Victor Zemlinsky’s, THE DWARF, makes a welcome return to the Chandler in the same production that thrilled us in 2008, featuring the same singer playing the Dwarf. Based on a story by Oscar Wilde which, in turn, was suggested by a Velazquez painting, the opera examines the familiar Wildean theme of beauty vs. ugliness. The subject apparently resonated for Zemlinsky in a personal sense as he was famously unattractive. 

The Dwarf (Rodrick Dixon) has been given to the Spanish Infanta (Erica Petrocelli) as a decidedly odd curiosity on her birthday. Realizing that he has lived a protected existence, sheltered from the reality of his looks by never seeing his reflection, the Infanta toys with the smitten Dwarf and ensures that a mirror is available to him. He looks into it and discovers the devastating truth of his ugliness. The Infanta callously tells the Dwarf that she could never love an animal like him.
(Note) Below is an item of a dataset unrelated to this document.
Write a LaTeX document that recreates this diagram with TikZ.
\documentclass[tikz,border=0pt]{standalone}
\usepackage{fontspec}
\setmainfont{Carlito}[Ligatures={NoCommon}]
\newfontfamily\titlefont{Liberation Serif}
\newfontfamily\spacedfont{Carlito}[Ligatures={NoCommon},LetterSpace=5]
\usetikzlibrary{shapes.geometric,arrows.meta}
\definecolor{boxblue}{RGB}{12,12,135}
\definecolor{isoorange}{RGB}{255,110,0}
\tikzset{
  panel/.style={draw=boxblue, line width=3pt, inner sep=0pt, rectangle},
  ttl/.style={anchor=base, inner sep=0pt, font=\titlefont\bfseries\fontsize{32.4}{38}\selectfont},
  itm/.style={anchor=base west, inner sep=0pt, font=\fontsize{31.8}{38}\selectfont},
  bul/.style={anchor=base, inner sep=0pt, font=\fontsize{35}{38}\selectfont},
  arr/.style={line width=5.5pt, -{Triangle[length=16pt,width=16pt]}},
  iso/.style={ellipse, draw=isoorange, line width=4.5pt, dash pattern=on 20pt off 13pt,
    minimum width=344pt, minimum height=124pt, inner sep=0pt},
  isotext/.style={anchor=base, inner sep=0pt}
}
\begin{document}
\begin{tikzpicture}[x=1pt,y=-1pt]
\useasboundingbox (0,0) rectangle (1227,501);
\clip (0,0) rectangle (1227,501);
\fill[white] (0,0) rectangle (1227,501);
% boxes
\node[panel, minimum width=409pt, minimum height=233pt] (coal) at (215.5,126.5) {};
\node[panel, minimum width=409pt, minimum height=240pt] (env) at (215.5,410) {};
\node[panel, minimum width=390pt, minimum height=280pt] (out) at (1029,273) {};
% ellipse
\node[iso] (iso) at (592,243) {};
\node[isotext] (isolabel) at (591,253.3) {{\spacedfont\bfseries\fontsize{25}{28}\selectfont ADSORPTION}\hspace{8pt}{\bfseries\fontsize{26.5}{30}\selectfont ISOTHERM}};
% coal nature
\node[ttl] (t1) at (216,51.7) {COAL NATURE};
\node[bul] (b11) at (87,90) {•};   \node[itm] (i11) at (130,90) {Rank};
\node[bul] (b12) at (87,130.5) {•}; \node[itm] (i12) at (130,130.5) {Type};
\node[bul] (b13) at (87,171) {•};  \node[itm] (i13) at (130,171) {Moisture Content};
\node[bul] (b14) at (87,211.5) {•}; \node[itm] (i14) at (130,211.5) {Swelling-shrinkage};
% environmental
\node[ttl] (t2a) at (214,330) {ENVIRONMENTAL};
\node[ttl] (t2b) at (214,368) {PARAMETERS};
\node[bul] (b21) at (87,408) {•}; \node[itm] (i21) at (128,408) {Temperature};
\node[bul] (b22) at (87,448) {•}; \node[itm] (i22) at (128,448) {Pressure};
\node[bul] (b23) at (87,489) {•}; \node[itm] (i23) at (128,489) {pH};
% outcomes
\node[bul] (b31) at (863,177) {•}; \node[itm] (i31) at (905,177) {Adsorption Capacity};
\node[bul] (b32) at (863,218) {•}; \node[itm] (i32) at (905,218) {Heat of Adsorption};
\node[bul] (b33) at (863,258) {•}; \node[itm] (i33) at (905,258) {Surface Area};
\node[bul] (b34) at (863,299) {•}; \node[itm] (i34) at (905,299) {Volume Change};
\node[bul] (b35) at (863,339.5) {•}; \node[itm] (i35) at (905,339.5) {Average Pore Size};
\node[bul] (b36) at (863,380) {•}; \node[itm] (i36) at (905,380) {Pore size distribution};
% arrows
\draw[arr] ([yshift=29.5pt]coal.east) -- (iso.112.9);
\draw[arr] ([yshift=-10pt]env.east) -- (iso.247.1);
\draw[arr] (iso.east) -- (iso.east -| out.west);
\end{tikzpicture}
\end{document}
She goes off to dance at her birthday ball, leaving the Dwarf to die in despair.

Zemlinsky has set this story to passionately romantic music set in a fascinatingly exotic palette. His obvious inspiration is Strauss’ SALOME (from another Wilde source) and the orchestral writing includes much of the shimmering transparency and percussive propulsion of the Strauss score. THE DWARF (first performed in 1922) comes from Weimar Republic era when the Nazis were still a minor political party. But there is no denying that their treatment of Zemlinsky broke his spirit and relegated his career to a historical footnote.
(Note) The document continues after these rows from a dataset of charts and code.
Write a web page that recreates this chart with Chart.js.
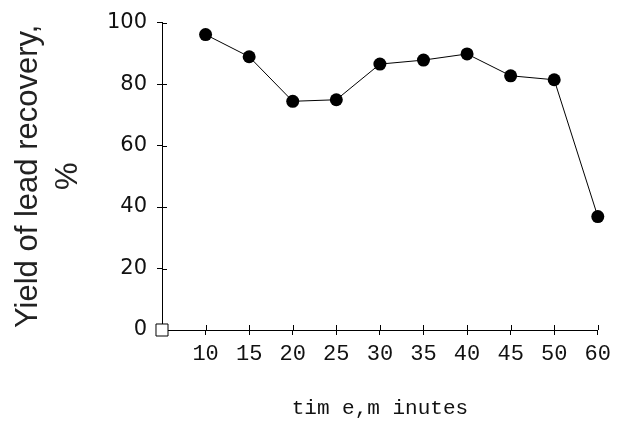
<!DOCTYPE html>
<html>
<head>
<meta charset="utf-8">
<script src="https://cdn.jsdelivr.net/npm/chart.js@4"></script>
<style>
  html, body { margin: 0; padding: 0; background: #fff; }
  #wrap { width: 617px; height: 430px; }
</style>
</head>
<body>
<div id="wrap"><canvas id="chart"></canvas></div>
<script>
const times = ["10", "15", "20", "25", "30", "35", "40", "45", "50", "60"];
const yields = [96.1, 88.9, 74.4, 74.9, 86.5, 87.8, 89.8, 82.7, 81.4, 36.9];
const yMin = 0, yMax = 100, yStep = 20;

// first category is the empty origin slot, so the axis starts at the y axis
const labels = [""].concat(times);
const yieldData = [null].concat(yields);
const originMark = [0];

// ticks cross the axis lines: chart.js draws the outer half, this adds the inner half
const crossTicks = {
  id: "crossTicks",
  beforeDatasetsDraw(chart) {
    const { ctx, chartArea, scales } = chart;
    ctx.save();
    ctx.strokeStyle = "#000";
    ctx.lineWidth = 1;
    ctx.beginPath();
    scales.y.ticks.forEach((t) => {
      const py = Math.round(scales.y.getPixelForValue(t.value)) + 0.5;
      ctx.moveTo(chartArea.left, py);
      ctx.lineTo(chartArea.left + 5, py);
    });
    scales.x.ticks.forEach((t, i) => {
      const px = Math.round(scales.x.getPixelForTick(i)) + 0.5;
      ctx.moveTo(px, chartArea.bottom);
      ctx.lineTo(px, chartArea.bottom - 5);
    });
    ctx.stroke();
    ctx.restore();
  },
};

new Chart(document.getElementById("chart"), {
  type: "line",
  data: {
    labels: labels,
    datasets: [
      {
        data: yieldData,
        borderColor: "#000",
        borderWidth: 1,
        pointRadius: 6.5,
        pointBackgroundColor: "#000",
        pointBorderColor: "#000",
        pointBorderWidth: 0,
        tension: 0,
        clip: false,
      },
      {
        data: originMark,
        showLine: false,
        pointStyle: "rect",
        pointRadius: 8.5,
        pointBackgroundColor: "#fff",
        pointBorderColor: "#000",
        pointBorderWidth: 1,
        clip: false,
      },
    ],
  },
  options: {
    responsive: true,
    maintainAspectRatio: false,
    animation: false,
    layout: { padding: { left: 0, top: 21, right: 15, bottom: 0 } },
    plugins: { legend: { display: false }, tooltip: { enabled: false } },
    scales: {
      x: {
        type: "category",
        offset: false,
        grid: {
          drawOnChartArea: false,
          drawTicks: true,
          tickLength: 5,
          color: "#000",
        },
        border: { color: "#000", width: 1 },
        ticks: {
          autoSkip: false,
          maxRotation: 0,
          padding: 6,
          color: "#111",
          font: { family: "Liberation Mono", size: 22 },
        },
        title: {
          display: true,
          text: "tim e,m inutes",
          color: "#111",
          font: { family: "Liberation Mono", size: 21 },
          padding: { top: 0, bottom: 9 },
        },
        afterFit(scale) {
          scale.height = 100;
        },
      },
      y: {
        min: yMin,
        max: yMax,
        grid: {
          drawOnChartArea: false,
          drawTicks: true,
          tickLength: 5,
          color: "#000",
        },
        border: { color: "#000", width: 1 },
        ticks: {
          stepSize: yStep,
          padding: 10,
          color: "#111",
          font: { family: "DejaVu Sans", size: 21 },
        },
        title: {
          display: true,
          text: ["Yield of lead recovery,", "%"],
          color: "#222",
          font: { family: "Liberation Sans", size: 31, lineHeight: 1.3 },
          padding: { top: 8, bottom: 0 },
        },
        afterFit(scale) {
          scale.width = 162;
        },
      },
    },
  },
  plugins: [crossTicks],
});
</script>
</body>
</html>
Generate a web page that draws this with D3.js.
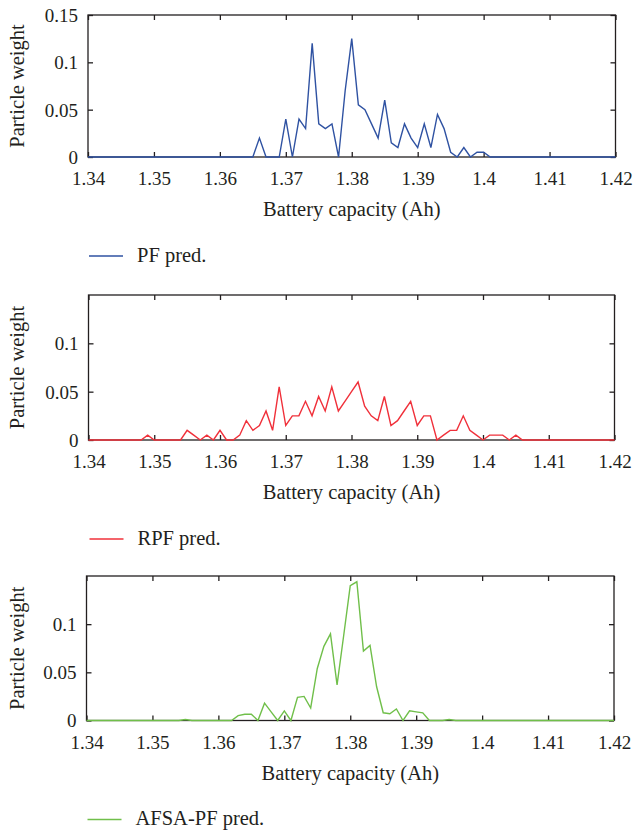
<!DOCTYPE html>
<html>
<head>
<meta charset="utf-8">
<title>Particle weight</title>
<script src="https://cdn.jsdelivr.net/npm/d3@7"></script>
<style>
  body { margin: 0; background: #fff; }
  svg { display: block; }
  .lbl { font-family: "Liberation Serif", "Times New Roman", serif; fill: #231f20; }
  .tick text { font-family: "Liberation Serif", "Times New Roman", serif; font-size: 19px; fill: #231f20; }
  .tick line { stroke: #231f20; stroke-width: 1.3; }
</style>
</head>
<body>
<svg id="chart" width="633" height="831"></svg>
<script>
// capacity grid, 1.340 .. 1.420 Ah
var capacity = d3.range(1340, 1421).map(function(d){ return d / 1000; });

var pfWeight = [
  0,0,0,0,0,0,0,0,0,0, 0,0,0,0,0,0,0,0,0,0, 0,0,0,0,0,0,      // 1.340-1.365
  0.02,0,0,0,0.04,0,0.04,0.03,0.12,0.035,                     // 1.366-1.375
  0.03,0.035,0,0.07,0.125,0.055,0.05,0.035,0.02,0.06,         // 1.376-1.385
  0.015,0.01,0.035,0.02,0.01,0.035,0.01,0.045,0.03,0.005,     // 1.386-1.395
  0,0.01,0,0.005,0.005,                                       // 1.396-1.400
  0,0,0,0,0,0,0,0,0,0, 0,0,0,0,0,0,0,0,0,0                    // 1.401-1.420
];
var rpfWeight = [
  0,0,0,0,0,0,0,0,0,                                          // 1.340-1.348
  0.005,0,0,0,0,0,0.01,0.005,0,0.005,                         // 1.349-1.358
  0,0.01,0,0,0.005,0.02,0.01,0.015,0.03,0.01,                 // 1.359-1.368
  0.055,0.015,0.025,0.025,0.04,0.025,0.045,0.03,0.055,0.03,   // 1.369-1.378
  0.04,0.05,0.06,0.035,0.025,0.02,0.045,0.015,0.02,0.03,      // 1.379-1.388
  0.04,0.015,0.025,0.025,0,0.005,0.01,0.01,0.025,0.01,        // 1.389-1.398
  0.005,0,0.005,0.005,0.005,0,0.005,                          // 1.399-1.405
  0,0,0,0,0,0,0,0,0,0, 0,0,0,0,0                              // 1.406-1.420
];
var afsaWeight = [
  0,0,0,0,0,0,0,0,0,0, 0,0,0,0,0,                             // 1.340-1.354
  0.001,0,0,0,0,0,0,0,                                        // 1.355-1.362
  0.005,0.0065,0.0065,0,0.018,0.009,0,0.01,0,0.024,           // 1.363-1.372
  0.025,0.013,0.054,0.077,0.09,0.037,0.088,0.14,0.144,0.072,  // 1.373-1.382
  0.078,0.035,0.008,0.007,0.012,0,0.01,0.009,0.008,0,         // 1.383-1.392
  0,0,0.001,                                                  // 1.393-1.395
  0,0,0,0,0,0,0,0,0,0, 0,0,0,0,0,0,0,0,0,0, 0,0,0,0,0         // 1.396-1.420
];

var xTicks = [1.34, 1.35, 1.36, 1.37, 1.38, 1.39, 1.40, 1.41, 1.42];
var yTicksTop = [0, 0.05, 0.1, 0.15];
var yTicksRest = [0, 0.05, 0.1];
var seriesNames = ["PF pred.", "RPF pred.", "AFSA-PF pred."];

var panels = [
  {values: pfWeight,   name: seriesNames[0], color: "#2f52a2", yTicks: yTicksTop,  left: 88,   right: 615.5, top: 15,  bottom: 157},
  {values: rpfWeight,  name: seriesNames[1], color: "#f0303a", yTicks: yTicksRest, left: 88.5, right: 614.5, top: 295, bottom: 440},
  {values: afsaWeight, name: seriesNames[2], color: "#70bf4a", yTicks: yTicksRest, left: 86.5, right: 614,   top: 576, bottom: 720.5}
];

var svg = d3.select("#chart");
var fmt = function(d){ return String(+d.toFixed(3)); };

panels.forEach(function(p){
  var x = d3.scaleLinear().domain([1.34, 1.42]).range([p.left, p.right]);
  var y = d3.scaleLinear().domain([0, 0.15]).range([p.bottom, p.top]);
  var g = svg.append("g");

  // bottom axis with labels, ticks inward
  var bx = g.append("g").attr("transform", "translate(0," + p.bottom + ")")
    .call(d3.axisBottom(x).tickValues(xTicks).tickFormat(fmt).tickSizeInner(-5).tickSizeOuter(0));
  bx.selectAll(".tick text").attr("y", 28).attr("dy", 0);
  // top axis, ticks only
  g.append("g").attr("transform", "translate(0," + p.top + ")")
    .call(d3.axisTop(x).tickValues(xTicks).tickFormat("").tickSizeInner(-5).tickSizeOuter(0));
  // left axis with labels
  var ly = g.append("g").attr("transform", "translate(" + p.left + ",0)")
    .call(d3.axisLeft(y).tickValues(p.yTicks).tickFormat(fmt).tickSizeInner(-5).tickSizeOuter(0).tickPadding(10));
  ly.selectAll(".tick text").attr("dy", "0.34em");
  // right axis, ticks only
  g.append("g").attr("transform", "translate(" + p.right + ",0)")
    .call(d3.axisRight(y).tickValues(p.yTicks).tickFormat("").tickSizeInner(-5).tickSizeOuter(0));
  g.selectAll(".domain").remove();

  // frame
  g.append("rect")
    .attr("x", p.left).attr("y", p.top)
    .attr("width", p.right - p.left).attr("height", p.bottom - p.top)
    .attr("fill", "none").attr("stroke", "#231f20").attr("stroke-width", 1.3);

  // series line
  var line = d3.line()
    .x(function(d, i){ return x(capacity[i]); })
    .y(function(d){ return y(d); });
  g.append("path")
    .datum(p.values)
    .attr("d", line)
    .attr("fill", "none")
    .attr("stroke", p.color)
    .attr("stroke-width", 1.4)
    .attr("stroke-linejoin", "miter");

  // axis titles
  g.append("text").attr("class", "lbl")
    .attr("x", (p.left + p.right) / 2).attr("y", p.bottom + 59)
    .attr("text-anchor", "middle").attr("font-size", "20.5px")
    .text("Battery capacity (Ah)");
  g.append("text").attr("class", "lbl")
    .attr("transform", "translate(23.5," + ((p.top + p.bottom) / 2) + ") rotate(-90)")
    .attr("text-anchor", "middle").attr("font-size", "20.5px")
    .text("Particle weight");

  // legend
  g.append("line")
    .attr("x1", p.left + 1).attr("x2", p.left + 35)
    .attr("y1", p.bottom + 99).attr("y2", p.bottom + 99)
    .attr("stroke", p.color).attr("stroke-width", 1.4);
  g.append("text").attr("class", "lbl")
    .attr("x", p.left + 49).attr("y", p.bottom + 104.5)
    .attr("font-size", "20.5px")
    .text(p.name);
});
</script>
</body>
</html>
Petrocelli brought generous sound, musical precision, and an appropriately heartless manner to the Infanta, while Dixon’s Dwarf remains beautifully sung but has grown in in tragic power. Emily Magee was beautifully sympathetic as Ghita, the Infanta’s maid, who understands her mistresses’ heartlessness and reaches out to the Dwarf with comfort. The female chorus reveled in the gorgeous music Zemlinsky provided, and a small coterie of male dancers brought some levity as they capered nimbly. 

Darko Tresnjak’s direction was clear and unfussy while Ralph Funicello’s sets and Linda Cho’s costumes were eye-popping and richly characterized. From the pit, Conlon’s love for these operas was tangible, and we must be grateful for his devotion in bringing these pieces a new artistic life.